IRAQI KURDISTAN REFLECTION: “Their future is the land… our future is the world.”

CPTnet
17 August 2012
IRAQI KURDISTAN REFLECTION: “Their future is the land… our future is the world.”

by Pat Thompson

The air was hot. Thick dust waltzed through the camp, billowing the UNHCR-branded tents like sails. Midday heat beat the men and women back to the shade of their sailing tents. The children, not knowing better, ran about in the sun, gingerly climbing on the hot, stainless steel climbing frames, trying not to get burnt, playing with the heat.

 
A dust cloud blows through Domiz camp 

Children have their future. Their past is fleeting. Nonexistent in the grand scheme of the world, the memory of the land, they are forgotten, save for the lost shoe, the dropped doll that the dust swallows and digests, adding to the millennia of artifacts that become part of the rock, layers of history waiting to be decoded by teams of archeologists and historians asking, “What was life like in Domiz?”

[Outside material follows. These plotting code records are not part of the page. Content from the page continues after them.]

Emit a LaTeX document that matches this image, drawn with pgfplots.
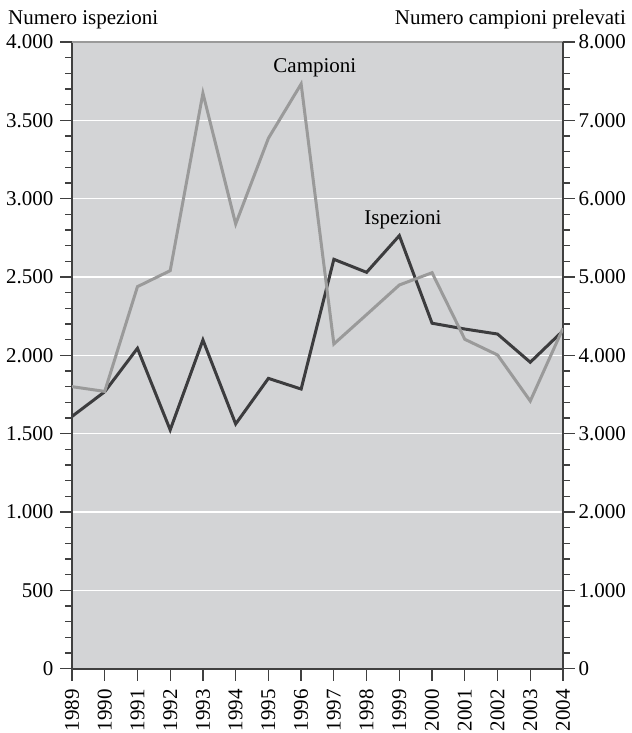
\documentclass[border=0pt]{standalone}
\usepackage{fontspec}
\setmainfont{Liberation Serif}
\usepackage{pgfplots}
\pgfplotsset{compat=1.18}

\definecolor{fondo}{HTML}{D3D4D6}
\definecolor{scuro}{HTML}{3C3C3E}
\definecolor{chiaro}{HTML}{9A9A9A}
\definecolor{assi}{HTML}{404040}
\newcommand{\ff}{\fontsize{21bp}{25bp}\selectfont}

\pgfplotstableread{
anno ispezioni
1989 1610
1990 1768
1991 2045
1992 1524
1993 2098
1994 1562
1995 1853
1996 1785
1997 2613
1998 2530
1999 2764
2000 2205
2001 2168
2002 2136
2003 1956
2004 2157
}\ispezioni

\pgfplotstableread{
anno campioni
1989 3600
1990 3540
1991 4877
1992 5081
1993 7346
1994 5677
1995 6771
1996 7464
1997 4145
1998 4520
1999 4898
2000 5055
2001 4205
2002 4005
2003 3417
2004 4345
}\campioni

\pgfplotsset{
  comune/.style={
    at={(0,0)}, anchor=south west,
    scale only axis, width=491bp, height=626.7bp,
    xmin=1989, xmax=2004,
    tick align=outside,
    major tick length=12bp, minor tick length=7bp,
    every tick/.style={assi, line width=1.3bp},
    axis line style={assi, line width=1.8bp},
    tick label style={font=\ff},
    /pgf/number format/assume math mode=true,
    /pgf/number format/1000 sep={.},
  },
}

\begin{document}
\begin{tikzpicture}
\path[use as bounding box] (-72bp,-64.3bp) rectangle (560bp,668.7bp);

\begin{axis}[
  comune, clip=false,
  axis x line*=bottom, axis y line*=left,
  axis background/.style={fill=fondo},
  ymin=0, ymax=4000,
  ytick={0,500,...,4000},
  minor y tick num=4,
  yticklabel shift=3bp,
  ymajorgrids, grid style={white, line width=1.2bp},
  xtick={1989,...,2004},
  xticklabel shift=5bp,
  xticklabel style={rotate=90, anchor=east},
  xticklabel={\pgfmathprintnumber[1000 sep={}]{\tick}},
]
\draw[chiaro, line width=1.5bp] (rel axis cs:0,1) -- (rel axis cs:1,1);
\addplot[scuro, line width=3bp, mark=none] table[x=anno, y=ispezioni] {\ispezioni};
\node[font=\ff] at (axis cs:1999.11,2864) {Ispezioni};
\node[font=\ff] at (axis cs:1996.42,3834) {Campioni};
\node[font=\ff, anchor=base west, inner sep=0pt] at ([xshift=-64bp, yshift=17bp]rel axis cs:0,1) {Numero ispezioni};
\node[font=\ff, anchor=base east, inner sep=0pt] at ([xshift=63bp, yshift=17bp]rel axis cs:1,1) {Numero campioni prelevati};
\end{axis}

\begin{axis}[
  comune,
  axis x line=none, axis y line*=right,
  ymin=0, ymax=8000,
  ytick={0,1000,...,8000},
  minor y tick num=4,
]
\addplot[chiaro, line width=3bp, mark=none] table[x=anno, y=campioni] {\campioni};
\end{axis}
\end{tikzpicture}
\end{document}
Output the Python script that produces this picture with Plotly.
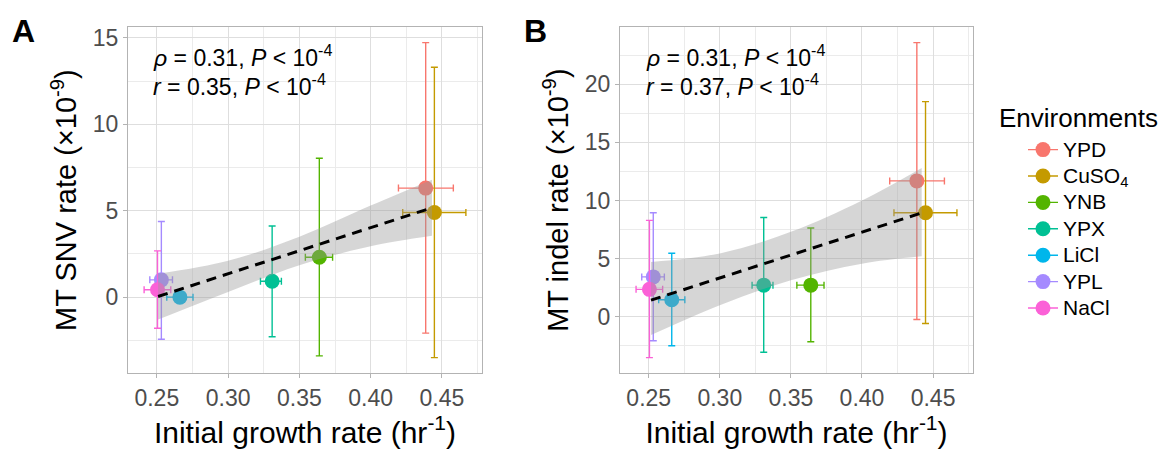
import plotly.graph_objects as go

# ---------------- data ----------------
envs = ["YPD", "CuSO<sub>4</sub>", "YNB", "YPX", "LiCl", "YPL", "NaCl"]
colors = ["#F8766D", "#C49A00", "#53B400", "#00C094", "#00B6EB", "#A58AFF", "#FB61D7"]

growth = [0.4386, 0.4447, 0.3640, 0.3309, 0.2662, 0.2532, 0.2505]
growth_lo = [0.4195, 0.4225, 0.3542, 0.3227, 0.2570, 0.2451, 0.2411]
growth_hi = [0.4580, 0.4668, 0.3733, 0.3374, 0.2754, 0.2610, 0.2598]

snv = [6.31, 4.90, 2.31, 0.92, 0.00, 1.00, 0.43]
snv_lo = [-2.08, -3.50, -3.40, -2.29, 0.00, -2.44, -1.80]
snv_hi = [14.73, 13.30, 8.04, 4.12, 0.00, 4.38, 2.68]

indel = [11.68, 8.94, 2.72, 2.72, 1.46, 3.43, 2.36]
indel_lo = [-0.23, -0.57, -2.14, -3.05, -2.49, -2.06, -3.51]
indel_hi = [23.57, 18.50, 7.63, 8.54, 5.46, 8.95, 8.29]

fitA_x = [0.2509, 0.4430]
fitA_y = [0.04, 5.17]
bandA_x = [0.2509, 0.30, 0.35, 0.40, 0.4430]
bandA_hi = [1.35, 2.10, 3.50, 5.30, 6.80]
bandA_lo = [-1.30, 0.30, 1.85, 2.95, 3.55]

fitB_x = [0.2516, 0.4420]
fitB_y = [1.43, 8.93]
bandB_x = [0.2516, 0.30, 0.35, 0.40, 0.4420]
bandB_hi = [4.71, 5.45, 7.30, 10.00, 12.80]
bandB_lo = [-1.57, 1.00, 3.14, 4.57, 5.20]

statsA = ["<i>ρ</i> = 0.31, <i>P</i> &lt; 10<sup>-4</sup>", "<i>r</i> = 0.35, <i>P</i> &lt; 10<sup>-4</sup>"]
statsB = ["<i>ρ</i> = 0.31, <i>P</i> &lt; 10<sup>-4</sup>", "<i>r</i> = 0.37, <i>P</i> &lt; 10<sup>-4</sup>"]

FONT = "Liberation Sans, Arial, sans-serif"
W, H = 1176, 449

fig = go.Figure()


def add_panel(xa, ya, yvals, ylo, yhi, fx, fy, bx, bhi, blo, showleg):
    for i, env in enumerate(envs):
        fig.add_trace(go.Scatter(
            x=[growth[i]], y=[yvals[i]],
            mode="lines+markers",
            name=f'<span style="font-size:21px">{env}</span>',
            legendgroup=env,
            showlegend=showleg,
            marker=dict(color=colors[i], size=15),
            line=dict(color=colors[i], width=1.4),
            error_y=dict(type="data", symmetric=False,
                         array=[yhi[i] - yvals[i]], arrayminus=[yvals[i] - ylo[i]],
                         color=colors[i], thickness=1.4, width=3.5),
            error_x=dict(type="data", symmetric=False,
                         array=[growth_hi[i] - growth[i]], arrayminus=[growth[i] - growth_lo[i]],
                         color=colors[i], thickness=1.4, width=3.5),
            xaxis=xa, yaxis=ya, hoverinfo="skip",
        ))
    # confidence band (drawn over the points, as in ggplot)
    fig.add_trace(go.Scatter(x=bx, y=blo, mode="lines", line=dict(width=0, shape="spline"),
                             showlegend=False, xaxis=xa, yaxis=ya, hoverinfo="skip"))
    fig.add_trace(go.Scatter(x=bx, y=bhi, mode="lines", line=dict(width=0, shape="spline"),
                             fill="tonexty", fillcolor="rgba(153,153,153,0.4)",
                             showlegend=False, xaxis=xa, yaxis=ya, hoverinfo="skip"))
    fig.add_trace(go.Scatter(x=fx, y=fy, mode="lines",
                             line=dict(color="black", width=3, dash="10px,7px"),
                             showlegend=False, xaxis=xa, yaxis=ya, hoverinfo="skip"))


add_panel("x", "y", snv, snv_lo, snv_hi, fitA_x, fitA_y, bandA_x, bandA_hi, bandA_lo, True)
add_panel("x2", "y2", indel, indel_lo, indel_hi, fitB_x, fitB_y, bandB_x, bandB_hi, bandB_lo, False)

grid = "#DEDEDE"
minor_grid = "#EBEBEB"
border = "#B3B3B3"


def xax(domain):
    return dict(domain=domain, range=[0.2298, 0.4781], tickvals=[0.25, 0.30, 0.35, 0.40, 0.45],
                ticktext=["0.25", "0.30", "0.35", "0.40", "0.45"],
                showgrid=True, gridcolor=grid, gridwidth=1,
                minor=dict(tickvals=[0.275, 0.325, 0.375, 0.425, 0.475], showgrid=True,
                           gridcolor=minor_grid, gridwidth=0.8, ticks=""),
                showline=True, linecolor=border, linewidth=1, mirror=True,
                ticks="outside", ticklen=4, tickcolor=border, tickwidth=1,
                tickfont=dict(family=FONT, size=23, color="#4D4D4D"),
                zeroline=False,
                title=dict(text="Initial growth rate (hr<sup>-1</sup>)",
                           font=dict(family=FONT, size=30, color="black"), standoff=4))


def yax(domain, rng, ticks, minors, title, anchor):
    return dict(domain=domain, range=rng, tickvals=ticks, ticktext=[str(t) for t in ticks],
                showgrid=True, gridcolor=grid, gridwidth=1,
                minor=dict(tickvals=minors, showgrid=True, gridcolor=minor_grid, gridwidth=0.8, ticks=""),
                showline=True, linecolor=border, linewidth=1, mirror=True,
                ticks="outside", ticklen=4, tickcolor=border, tickwidth=1,
                tickfont=dict(family=FONT, size=23, color="#4D4D4D"),
                zeroline=False, anchor=anchor,
                title=dict(text=title, font=dict(family=FONT, size=29, color="black"), standoff=7))


ydom = [1 - 373 / H, 1 - 25 / H]
fig.update_layout(
    width=W, height=H,
    margin=dict(l=0, r=0, t=0, b=0),
    paper_bgcolor="white", plot_bgcolor="white",
    font=dict(family=FONT),
    xaxis=dict(**xax([128 / W, 482 / W]), anchor="y"),
    yaxis=yax(ydom, [-4.41, 15.64], [0, 5, 10, 15], [-2.5, 2.5, 7.5, 12.5],
              "MT SNV rate (×10<sup>-9</sup>)", "x"),
    xaxis2=dict(**xax([620 / W, 973 / W]), anchor="y2"),
    yaxis2=yax(ydom, [-4.86, 24.92], [0, 5, 10, 15, 20], [-2.5, 2.5, 7.5, 12.5, 17.5, 22.5],
               "MT indel rate (×10<sup>-9</sup>)", "x2"),
    legend=dict(x=1023 / W, xanchor="left", y=1 - 130 / H, yanchor="top",
                font=dict(family=FONT, size=18, color="black"),
                bgcolor="rgba(0,0,0,0)", tracegroupgap=0),
    showlegend=True,
)

ann = []
for xs, lines in ((151 / W, statsA), (644 / W, statsB)):
    for k, (txt, yy) in enumerate(zip(lines, [54, 83])):
        ann.append(dict(text=txt, x=xs, y=1 - yy / H, xref="paper", yref="paper",
                        xanchor="left", yanchor="middle", showarrow=False,
                        font=dict(family=FONT, size=23, color="black")))
ann.append(dict(text="<b>A</b>", x=24 / W, y=1 - 29 / H, xref="paper", yref="paper",
                xanchor="center", yanchor="middle", showarrow=False,
                font=dict(family=FONT, size=32, color="black")))
ann.append(dict(text="<b>B</b>", x=535 / W, y=1 - 29 / H, xref="paper", yref="paper",
                xanchor="center", yanchor="middle", showarrow=False,
                font=dict(family=FONT, size=32, color="black")))
ann.append(dict(text="Environments", x=997 / W, y=1 - 117 / H, xref="paper", yref="paper",
                xanchor="left", yanchor="middle", showarrow=False,
                font=dict(family=FONT, size=26, color="black")))
fig.update_layout(annotations=ann)

fig.write_html(
    "out.html",
    config={"displayModeBar": False},
    post_script="document.body.style.margin='0';document.body.style.padding='0';"
                "document.documentElement.style.overflow='hidden';",
)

The Domiz refugee camp, one of many that dot the skirt of Syria’s borders, currently houses some 4,000 Syrian Kurds. It braces for more, those escaping the violence of failed politics, of civil war.

Khalil escaped Damascus three months ago, with the members of his family who could bear the weeks of traveling through the Syrian desert heat, through the snipers waiting at the border. He sat holding his youngest, wide-eyed child, in his family’s billowing tent. Khalil and his family had offered what little they had to us “Westerners,” honoring a pillar of Islam, hospitality for the stranger.

“Where are your elders?” we asked, surrounded by young men and women nursing their fidgeting children. “Their future is the land,” Khalil mused. They will not leave home. Their parents, their elders, will accept their fate and die where they where born, where they have lived and loved, laughed and cried. Khalil and his family cannot find a reason to return, whether or not there is eventual stability in Syria, or its currently autonomous Kurdish region. After decades of oppressive dictatorship, plus the hundreds of years of Ottoman rule, the future is ominous for Syrian Kurds.


 Khalil and his son

Instead Khalil and the thousands of Syrian Kurds like him look “West” to Europe, to the United States, for the future of their children, their future. If we the “West” open our doors, then Khalil’s son will have a good future. “Let him learn in any Western country,” he cried jubilantly. “In ten years, he’ll be educated, he’ll have his own laptop... Let him live there, and learn ten languages ... He’ll become a translator if he comes back here.”

A dream, I thought as I sipped the ice-cold water Khalil had handed me, one from the heart, one with merit, but a dream nevertheless. The “West” is the land of dreams, of “freedom,” of peace – something I feel we all question in our own ways. But apart from their tent and their dust-covered refugee status, dreams are all they have. Khalil smiled, “Our future is the world.”

Sometimes, In’shallah (God willing), dreams do come true.